§ **Task to complete**: For the listing that follows, give again exactly the lines from the one with "Write a Python" to the one with "class_cases = [172, 148, 187, 184, 159, 202, 198, 162, 224]", including both.

§ **Rows**:
::::
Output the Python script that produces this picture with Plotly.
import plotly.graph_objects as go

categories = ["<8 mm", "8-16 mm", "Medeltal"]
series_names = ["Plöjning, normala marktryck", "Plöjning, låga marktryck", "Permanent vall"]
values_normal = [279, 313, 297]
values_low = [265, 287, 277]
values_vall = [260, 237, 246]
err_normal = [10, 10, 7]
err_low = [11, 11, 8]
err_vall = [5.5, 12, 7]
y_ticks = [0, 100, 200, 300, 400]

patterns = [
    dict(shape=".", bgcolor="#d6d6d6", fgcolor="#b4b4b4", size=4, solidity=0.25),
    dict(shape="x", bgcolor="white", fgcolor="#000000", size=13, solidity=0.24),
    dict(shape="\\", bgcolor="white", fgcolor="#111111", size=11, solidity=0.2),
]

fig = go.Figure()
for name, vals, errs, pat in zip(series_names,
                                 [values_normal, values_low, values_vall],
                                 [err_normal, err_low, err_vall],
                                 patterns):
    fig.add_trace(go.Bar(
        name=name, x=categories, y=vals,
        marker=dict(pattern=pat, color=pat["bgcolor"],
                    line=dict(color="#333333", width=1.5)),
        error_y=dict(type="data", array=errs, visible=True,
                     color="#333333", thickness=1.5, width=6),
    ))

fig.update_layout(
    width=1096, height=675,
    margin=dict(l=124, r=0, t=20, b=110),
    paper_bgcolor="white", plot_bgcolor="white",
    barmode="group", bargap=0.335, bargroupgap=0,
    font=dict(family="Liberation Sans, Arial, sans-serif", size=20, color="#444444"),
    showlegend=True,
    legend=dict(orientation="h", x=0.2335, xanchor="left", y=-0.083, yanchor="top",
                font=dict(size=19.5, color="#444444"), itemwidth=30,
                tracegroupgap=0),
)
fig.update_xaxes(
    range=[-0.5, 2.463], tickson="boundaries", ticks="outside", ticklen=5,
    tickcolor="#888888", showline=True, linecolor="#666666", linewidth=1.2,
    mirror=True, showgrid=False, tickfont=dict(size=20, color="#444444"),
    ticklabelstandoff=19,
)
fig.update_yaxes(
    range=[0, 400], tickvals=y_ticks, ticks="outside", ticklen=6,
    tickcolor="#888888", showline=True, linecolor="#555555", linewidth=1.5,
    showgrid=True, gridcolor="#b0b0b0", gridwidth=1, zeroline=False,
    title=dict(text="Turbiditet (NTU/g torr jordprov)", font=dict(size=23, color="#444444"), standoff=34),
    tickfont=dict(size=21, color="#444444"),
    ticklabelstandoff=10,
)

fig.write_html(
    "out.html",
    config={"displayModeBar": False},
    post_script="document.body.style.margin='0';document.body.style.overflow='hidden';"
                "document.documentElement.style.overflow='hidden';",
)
::::
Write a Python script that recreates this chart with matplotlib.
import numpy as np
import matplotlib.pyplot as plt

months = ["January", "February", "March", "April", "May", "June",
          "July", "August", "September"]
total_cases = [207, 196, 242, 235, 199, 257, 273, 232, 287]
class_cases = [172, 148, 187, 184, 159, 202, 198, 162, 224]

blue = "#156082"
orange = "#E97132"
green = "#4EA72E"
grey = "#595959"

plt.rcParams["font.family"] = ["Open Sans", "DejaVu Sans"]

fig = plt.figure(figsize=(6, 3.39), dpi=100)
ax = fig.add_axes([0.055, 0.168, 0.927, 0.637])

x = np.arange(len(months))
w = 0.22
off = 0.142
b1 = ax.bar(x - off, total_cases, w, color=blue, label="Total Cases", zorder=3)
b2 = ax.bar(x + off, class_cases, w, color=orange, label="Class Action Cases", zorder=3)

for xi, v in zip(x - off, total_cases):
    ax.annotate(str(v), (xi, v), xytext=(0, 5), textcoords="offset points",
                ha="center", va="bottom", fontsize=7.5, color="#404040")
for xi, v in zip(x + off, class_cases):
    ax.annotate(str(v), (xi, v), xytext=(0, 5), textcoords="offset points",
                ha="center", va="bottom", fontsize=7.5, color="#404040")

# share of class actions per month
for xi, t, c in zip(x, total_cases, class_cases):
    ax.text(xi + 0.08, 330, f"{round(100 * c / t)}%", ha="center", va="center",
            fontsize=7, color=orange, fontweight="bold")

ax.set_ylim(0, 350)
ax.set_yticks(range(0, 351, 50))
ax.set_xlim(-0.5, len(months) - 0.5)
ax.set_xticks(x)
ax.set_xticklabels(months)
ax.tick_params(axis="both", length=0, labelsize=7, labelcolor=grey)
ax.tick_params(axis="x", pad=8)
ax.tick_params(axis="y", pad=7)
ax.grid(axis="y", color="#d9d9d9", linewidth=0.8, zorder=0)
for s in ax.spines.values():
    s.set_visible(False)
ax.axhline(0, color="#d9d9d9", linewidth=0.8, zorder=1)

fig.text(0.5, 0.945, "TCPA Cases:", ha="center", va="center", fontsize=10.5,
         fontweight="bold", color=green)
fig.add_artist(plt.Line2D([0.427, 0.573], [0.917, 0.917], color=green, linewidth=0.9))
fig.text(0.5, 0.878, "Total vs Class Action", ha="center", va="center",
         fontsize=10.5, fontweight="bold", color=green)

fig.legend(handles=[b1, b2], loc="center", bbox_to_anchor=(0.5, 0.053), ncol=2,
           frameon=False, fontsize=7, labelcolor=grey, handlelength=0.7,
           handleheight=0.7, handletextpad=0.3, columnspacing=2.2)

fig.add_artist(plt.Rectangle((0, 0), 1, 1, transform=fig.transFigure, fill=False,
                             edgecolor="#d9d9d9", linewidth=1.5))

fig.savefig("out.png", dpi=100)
::::
§ **Response for this exercise**:
Write a Python script that recreates this chart with matplotlib.
import numpy as np
import matplotlib.pyplot as plt

months = ["January", "February", "March", "April", "May", "June",
          "July", "August", "September"]
total_cases = [207, 196, 242, 235, 199, 257, 273, 232, 287]
class_cases = [172, 148, 187, 184, 159, 202, 198, 162, 224]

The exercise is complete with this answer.